TASK OBJECTIVE: Write out each line of the listing as it stands, without the images.
══ RECORDS TO USE ══
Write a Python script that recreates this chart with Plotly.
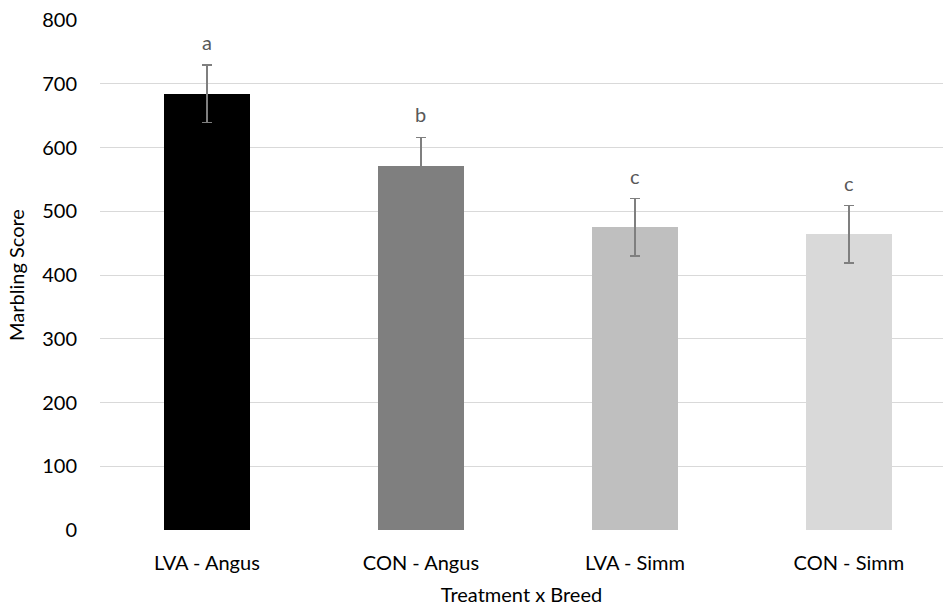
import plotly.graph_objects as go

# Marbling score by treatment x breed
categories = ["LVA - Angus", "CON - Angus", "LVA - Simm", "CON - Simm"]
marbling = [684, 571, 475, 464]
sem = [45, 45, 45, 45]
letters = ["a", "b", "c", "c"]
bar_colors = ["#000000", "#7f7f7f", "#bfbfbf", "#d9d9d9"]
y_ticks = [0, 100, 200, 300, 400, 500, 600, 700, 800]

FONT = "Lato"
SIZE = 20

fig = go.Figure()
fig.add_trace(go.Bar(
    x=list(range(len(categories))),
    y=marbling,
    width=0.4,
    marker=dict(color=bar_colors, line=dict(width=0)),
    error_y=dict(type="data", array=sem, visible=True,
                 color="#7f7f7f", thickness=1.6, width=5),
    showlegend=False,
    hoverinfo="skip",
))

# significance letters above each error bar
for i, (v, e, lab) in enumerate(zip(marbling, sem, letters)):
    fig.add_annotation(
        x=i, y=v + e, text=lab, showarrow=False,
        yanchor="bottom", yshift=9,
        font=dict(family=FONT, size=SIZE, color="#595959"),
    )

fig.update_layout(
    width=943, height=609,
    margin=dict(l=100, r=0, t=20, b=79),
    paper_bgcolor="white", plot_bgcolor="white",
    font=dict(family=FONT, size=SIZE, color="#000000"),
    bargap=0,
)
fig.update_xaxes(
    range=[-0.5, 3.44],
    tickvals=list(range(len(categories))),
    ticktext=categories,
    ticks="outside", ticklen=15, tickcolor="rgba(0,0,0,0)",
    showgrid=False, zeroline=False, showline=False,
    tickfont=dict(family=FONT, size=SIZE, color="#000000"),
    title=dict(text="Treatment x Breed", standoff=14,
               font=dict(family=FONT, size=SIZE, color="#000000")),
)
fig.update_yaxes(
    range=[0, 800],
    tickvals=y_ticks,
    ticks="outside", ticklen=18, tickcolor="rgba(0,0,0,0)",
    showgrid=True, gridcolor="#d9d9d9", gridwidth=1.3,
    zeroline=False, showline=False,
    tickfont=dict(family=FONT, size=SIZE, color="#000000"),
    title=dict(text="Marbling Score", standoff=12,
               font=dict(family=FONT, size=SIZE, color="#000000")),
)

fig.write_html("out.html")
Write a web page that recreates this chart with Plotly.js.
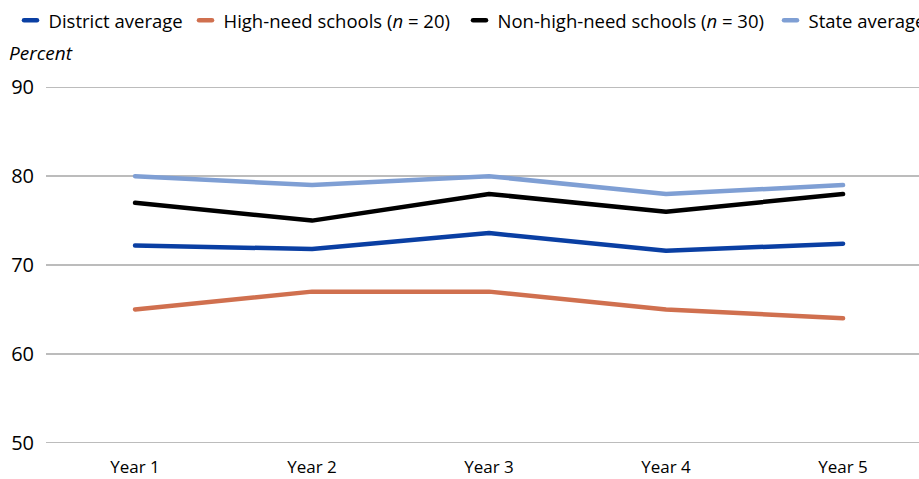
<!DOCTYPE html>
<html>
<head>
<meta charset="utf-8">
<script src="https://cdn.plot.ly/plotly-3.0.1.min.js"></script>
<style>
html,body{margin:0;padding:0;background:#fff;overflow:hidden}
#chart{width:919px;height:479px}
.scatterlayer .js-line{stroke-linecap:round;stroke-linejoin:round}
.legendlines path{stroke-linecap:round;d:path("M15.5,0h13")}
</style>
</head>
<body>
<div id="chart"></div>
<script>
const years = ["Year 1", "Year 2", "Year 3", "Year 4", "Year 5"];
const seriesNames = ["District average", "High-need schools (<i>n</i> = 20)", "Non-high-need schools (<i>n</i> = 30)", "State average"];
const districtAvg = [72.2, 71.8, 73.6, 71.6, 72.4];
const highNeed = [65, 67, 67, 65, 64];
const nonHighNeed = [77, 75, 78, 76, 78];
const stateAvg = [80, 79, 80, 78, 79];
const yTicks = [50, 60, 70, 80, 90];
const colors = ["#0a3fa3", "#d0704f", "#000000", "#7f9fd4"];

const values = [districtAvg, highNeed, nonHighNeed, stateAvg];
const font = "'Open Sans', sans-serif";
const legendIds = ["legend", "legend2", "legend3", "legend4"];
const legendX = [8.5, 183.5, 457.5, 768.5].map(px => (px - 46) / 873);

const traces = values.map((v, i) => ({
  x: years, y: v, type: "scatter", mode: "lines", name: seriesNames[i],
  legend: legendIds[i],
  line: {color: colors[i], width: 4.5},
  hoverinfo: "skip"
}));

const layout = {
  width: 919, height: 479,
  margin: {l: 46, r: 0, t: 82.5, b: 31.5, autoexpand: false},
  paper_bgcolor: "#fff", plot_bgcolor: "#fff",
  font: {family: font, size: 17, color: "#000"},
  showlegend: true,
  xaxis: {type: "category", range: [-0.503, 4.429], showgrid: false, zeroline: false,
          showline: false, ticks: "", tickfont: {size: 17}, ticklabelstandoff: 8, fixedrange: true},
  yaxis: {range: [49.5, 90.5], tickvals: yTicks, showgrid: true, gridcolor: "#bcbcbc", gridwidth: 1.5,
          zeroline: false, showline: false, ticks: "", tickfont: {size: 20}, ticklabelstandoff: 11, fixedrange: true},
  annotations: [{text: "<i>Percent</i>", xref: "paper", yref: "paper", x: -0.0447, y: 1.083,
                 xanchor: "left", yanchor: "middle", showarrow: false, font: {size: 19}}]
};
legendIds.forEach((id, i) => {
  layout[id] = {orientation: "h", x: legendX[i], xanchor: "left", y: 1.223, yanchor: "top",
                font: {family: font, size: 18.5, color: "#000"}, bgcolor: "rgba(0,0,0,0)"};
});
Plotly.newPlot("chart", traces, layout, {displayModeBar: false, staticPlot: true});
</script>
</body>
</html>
═══
SOLUTION FOR THIS TASK:
Write a Python script that recreates this chart with Plotly.
import plotly.graph_objects as go

# Marbling score by treatment x breed
categories = ["LVA - Angus", "CON - Angus", "LVA - Simm", "CON - Simm"]
marbling = [684, 571, 475, 464]
sem = [45, 45, 45, 45]
letters = ["a", "b", "c", "c"]
bar_colors = ["#000000", "#7f7f7f", "#bfbfbf", "#d9d9d9"]
y_ticks = [0, 100, 200, 300, 400, 500, 600, 700, 800]

FONT = "Lato"
SIZE = 20

fig = go.Figure()
fig.add_trace(go.Bar(
    x=list(range(len(categories))),
    y=marbling,
    width=0.4,
    marker=dict(color=bar_colors, line=dict(width=0)),
    error_y=dict(type="data", array=sem, visible=True,
                 color="#7f7f7f", thickness=1.6, width=5),
    showlegend=False,
    hoverinfo="skip",
))

# significance letters above each error bar
for i, (v, e, lab) in enumerate(zip(marbling, sem, letters)):
    fig.add_annotation(
        x=i, y=v + e, text=lab, showarrow=False,
        yanchor="bottom", yshift=9,
        font=dict(family=FONT, size=SIZE, color="#595959"),
    )

fig.update_layout(
    width=943, height=609,
    margin=dict(l=100, r=0, t=20, b=79),
    paper_bgcolor="white", plot_bgcolor="white",
    font=dict(family=FONT, size=SIZE, color="#000000"),
    bargap=0,
)
fig.update_xaxes(
    range=[-0.5, 3.44],
    tickvals=list(range(len(categories))),
    ticktext=categories,
    ticks="outside", ticklen=15, tickcolor="rgba(0,0,0,0)",
    showgrid=False, zeroline=False, showline=False,
    tickfont=dict(family=FONT, size=SIZE, color="#000000"),
    title=dict(text="Treatment x Breed", standoff=14,
               font=dict(family=FONT, size=SIZE, color="#000000")),
)
fig.update_yaxes(
    range=[0, 800],
    tickvals=y_ticks,
    ticks="outside", ticklen=18, tickcolor="rgba(0,0,0,0)",
    showgrid=True, gridcolor="#d9d9d9", gridwidth=1.3,
    zeroline=False, showline=False,
    tickfont=dict(family=FONT, size=SIZE, color="#000000"),
    title=dict(text="Marbling Score", standoff=12,
               font=dict(family=FONT, size=SIZE, color="#000000")),
)

fig.write_html("out.html")
Write a web page that recreates this chart with Plotly.js.
<!DOCTYPE html>
<html>
<head>
<meta charset="utf-8">
<script src="https://cdn.plot.ly/plotly-3.0.1.min.js"></script>
<style>
html,body{margin:0;padding:0;background:#fff;overflow:hidden}
#chart{width:919px;height:479px}
.scatterlayer .js-line{stroke-linecap:round;stroke-linejoin:round}
.legendlines path{stroke-linecap:round;d:path("M15.5,0h13")}
</style>
</head>
<body>
<div id="chart"></div>
<script>
const years = ["Year 1", "Year 2", "Year 3", "Year 4", "Year 5"];
const seriesNames = ["District average", "High-need schools (<i>n</i> = 20)", "Non-high-need schools (<i>n</i> = 30)", "State average"];
const districtAvg = [72.2, 71.8, 73.6, 71.6, 72.4];
const highNeed = [65, 67, 67, 65, 64];
const nonHighNeed = [77, 75, 78, 76, 78];
const stateAvg = [80, 79, 80, 78, 79];
const yTicks = [50, 60, 70, 80, 90];
const colors = ["#0a3fa3", "#d0704f", "#000000", "#7f9fd4"];

const values = [districtAvg, highNeed, nonHighNeed, stateAvg];
const font = "'Open Sans', sans-serif";
const legendIds = ["legend", "legend2", "legend3", "legend4"];
const legendX = [8.5, 183.5, 457.5, 768.5].map(px => (px - 46) / 873);

const traces = values.map((v, i) => ({
  x: years, y: v, type: "scatter", mode: "lines", name: seriesNames[i],
  legend: legendIds[i],
  line: {color: colors[i], width: 4.5},
  hoverinfo: "skip"
}));

const layout = {
  width: 919, height: 479,
  margin: {l: 46, r: 0, t: 82.5, b: 31.5, autoexpand: false},
  paper_bgcolor: "#fff", plot_bgcolor: "#fff",
  font: {family: font, size: 17, color: "#000"},
  showlegend: true,
  xaxis: {type: "category", range: [-0.503, 4.429], showgrid: false, zeroline: false,
          showline: false, ticks: "", tickfont: {size: 17}, ticklabelstandoff: 8, fixedrange: true},
  yaxis: {range: [49.5, 90.5], tickvals: yTicks, showgrid: true, gridcolor: "#bcbcbc", gridwidth: 1.5,
          zeroline: false, showline: false, ticks: "", tickfont: {size: 20}, ticklabelstandoff: 11, fixedrange: true},
  annotations: [{text: "<i>Percent</i>", xref: "paper", yref: "paper", x: -0.0447, y: 1.083,
                 xanchor: "left", yanchor: "middle", showarrow: false, font: {size: 19}}]
};
legendIds.forEach((id, i) => {
  layout[id] = {orientation: "h", x: legendX[i], xanchor: "left", y: 1.223, yanchor: "top",
                font: {family: font, size: 18.5, color: "#000"}, bgcolor: "rgba(0,0,0,0)"};
});
Plotly.newPlot("chart", traces, layout, {displayModeBar: false, staticPlot: true});
</script>
</body>
</html>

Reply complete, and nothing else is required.